**Exercise details**
Set down each line of the data below exactly as it stands, dropping the pictures.

**Dataset excerpt**
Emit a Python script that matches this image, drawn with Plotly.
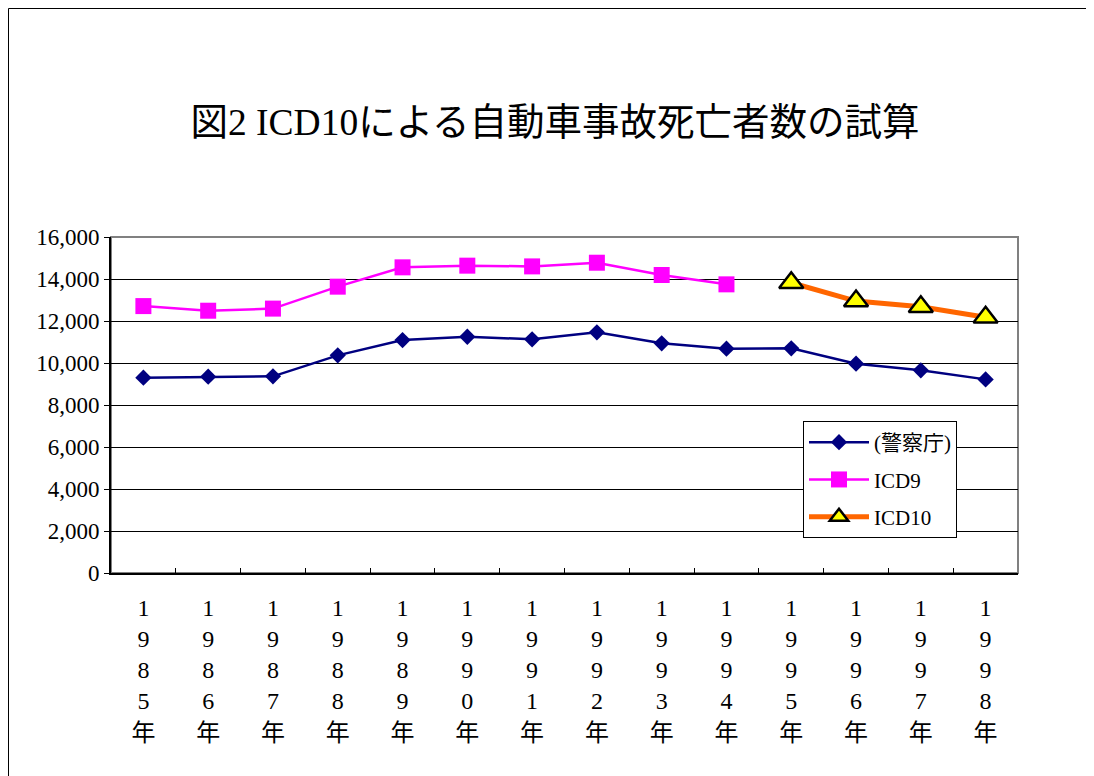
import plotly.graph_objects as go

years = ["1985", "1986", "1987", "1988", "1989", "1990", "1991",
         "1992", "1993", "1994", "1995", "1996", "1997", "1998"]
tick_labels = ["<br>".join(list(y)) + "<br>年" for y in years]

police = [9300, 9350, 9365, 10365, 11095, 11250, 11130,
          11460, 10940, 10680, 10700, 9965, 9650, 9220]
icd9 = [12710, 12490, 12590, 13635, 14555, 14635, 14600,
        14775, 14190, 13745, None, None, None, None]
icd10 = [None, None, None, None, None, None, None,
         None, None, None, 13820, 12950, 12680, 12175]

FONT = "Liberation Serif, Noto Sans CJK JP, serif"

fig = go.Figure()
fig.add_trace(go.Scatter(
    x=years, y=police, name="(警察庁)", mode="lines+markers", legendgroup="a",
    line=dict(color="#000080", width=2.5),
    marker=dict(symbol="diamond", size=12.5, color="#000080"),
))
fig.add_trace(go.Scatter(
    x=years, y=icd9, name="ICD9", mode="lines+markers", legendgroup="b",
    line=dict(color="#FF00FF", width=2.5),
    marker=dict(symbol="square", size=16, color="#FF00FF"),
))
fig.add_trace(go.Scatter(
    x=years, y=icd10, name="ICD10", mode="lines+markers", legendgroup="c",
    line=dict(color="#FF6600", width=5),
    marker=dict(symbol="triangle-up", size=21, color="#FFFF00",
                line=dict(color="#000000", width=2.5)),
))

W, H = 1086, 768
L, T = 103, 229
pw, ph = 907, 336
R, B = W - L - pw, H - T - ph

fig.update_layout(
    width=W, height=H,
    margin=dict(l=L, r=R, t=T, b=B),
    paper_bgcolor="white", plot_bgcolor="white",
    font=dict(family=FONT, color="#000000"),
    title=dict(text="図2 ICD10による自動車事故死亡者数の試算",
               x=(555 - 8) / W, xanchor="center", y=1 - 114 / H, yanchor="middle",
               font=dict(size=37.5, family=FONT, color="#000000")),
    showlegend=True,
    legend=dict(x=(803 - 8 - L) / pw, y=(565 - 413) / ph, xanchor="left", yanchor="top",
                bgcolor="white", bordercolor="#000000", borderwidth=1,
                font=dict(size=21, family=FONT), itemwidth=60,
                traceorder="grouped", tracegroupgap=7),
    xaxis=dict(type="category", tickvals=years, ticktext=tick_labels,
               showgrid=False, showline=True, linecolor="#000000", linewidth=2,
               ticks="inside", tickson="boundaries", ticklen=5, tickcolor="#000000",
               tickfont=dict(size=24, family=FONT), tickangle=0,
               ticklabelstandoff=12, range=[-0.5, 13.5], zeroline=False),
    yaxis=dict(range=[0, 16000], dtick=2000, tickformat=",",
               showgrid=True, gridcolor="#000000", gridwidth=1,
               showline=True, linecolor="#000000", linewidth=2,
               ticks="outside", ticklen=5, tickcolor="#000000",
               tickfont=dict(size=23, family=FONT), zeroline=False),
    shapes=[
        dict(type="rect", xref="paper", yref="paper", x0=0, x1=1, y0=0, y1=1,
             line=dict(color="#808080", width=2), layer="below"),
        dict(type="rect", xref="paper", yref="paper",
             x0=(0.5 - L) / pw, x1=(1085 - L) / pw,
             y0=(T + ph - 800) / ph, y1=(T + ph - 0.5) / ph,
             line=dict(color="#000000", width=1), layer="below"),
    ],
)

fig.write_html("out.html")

**Worked solution**
Emit a Python script that matches this image, drawn with Plotly.
import plotly.graph_objects as go

years = ["1985", "1986", "1987", "1988", "1989", "1990", "1991",
         "1992", "1993", "1994", "1995", "1996", "1997", "1998"]
tick_labels = ["<br>".join(list(y)) + "<br>年" for y in years]

police = [9300, 9350, 9365, 10365, 11095, 11250, 11130,
          11460, 10940, 10680, 10700, 9965, 9650, 9220]
icd9 = [12710, 12490, 12590, 13635, 14555, 14635, 14600,
        14775, 14190, 13745, None, None, None, None]
icd10 = [None, None, None, None, None, None, None,
         None, None, None, 13820, 12950, 12680, 12175]

FONT = "Liberation Serif, Noto Sans CJK JP, serif"

fig = go.Figure()
fig.add_trace(go.Scatter(
    x=years, y=police, name="(警察庁)", mode="lines+markers", legendgroup="a",
    line=dict(color="#000080", width=2.5),
    marker=dict(symbol="diamond", size=12.5, color="#000080"),
))
fig.add_trace(go.Scatter(
    x=years, y=icd9, name="ICD9", mode="lines+markers", legendgroup="b",
    line=dict(color="#FF00FF", width=2.5),
    marker=dict(symbol="square", size=16, color="#FF00FF"),
))
fig.add_trace(go.Scatter(
    x=years, y=icd10, name="ICD10", mode="lines+markers", legendgroup="c",
    line=dict(color="#FF6600", width=5),
    marker=dict(symbol="triangle-up", size=21, color="#FFFF00",
                line=dict(color="#000000", width=2.5)),
))

W, H = 1086, 768
L, T = 103, 229
pw, ph = 907, 336
R, B = W - L - pw, H - T - ph

fig.update_layout(
    width=W, height=H,
    margin=dict(l=L, r=R, t=T, b=B),
    paper_bgcolor="white", plot_bgcolor="white",
    font=dict(family=FONT, color="#000000"),
    title=dict(text="図2 ICD10による自動車事故死亡者数の試算",
               x=(555 - 8) / W, xanchor="center", y=1 - 114 / H, yanchor="middle",
               font=dict(size=37.5, family=FONT, color="#000000")),
    showlegend=True,
    legend=dict(x=(803 - 8 - L) / pw, y=(565 - 413) / ph, xanchor="left", yanchor="top",
                bgcolor="white", bordercolor="#000000", borderwidth=1,
                font=dict(size=21, family=FONT), itemwidth=60,
                traceorder="grouped", tracegroupgap=7),
    xaxis=dict(type="category", tickvals=years, ticktext=tick_labels,
               showgrid=False, showline=True, linecolor="#000000", linewidth=2,
               ticks="inside", tickson="boundaries", ticklen=5, tickcolor="#000000",
               tickfont=dict(size=24, family=FONT), tickangle=0,
               ticklabelstandoff=12, range=[-0.5, 13.5], zeroline=False),
    yaxis=dict(range=[0, 16000], dtick=2000, tickformat=",",
               showgrid=True, gridcolor="#000000", gridwidth=1,
               showline=True, linecolor="#000000", linewidth=2,
               ticks="outside", ticklen=5, tickcolor="#000000",
               tickfont=dict(size=23, family=FONT), zeroline=False),
    shapes=[
        dict(type="rect", xref="paper", yref="paper", x0=0, x1=1, y0=0, y1=1,
             line=dict(color="#808080", width=2), layer="below"),
        dict(type="rect", xref="paper", yref="paper",
             x0=(0.5 - L) / pw, x1=(1085 - L) / pw,
             y0=(T + ph - 800) / ph, y1=(T + ph - 0.5) / ph,
             line=dict(color="#000000", width=1), layer="below"),
    ],
)

fig.write_html("out.html")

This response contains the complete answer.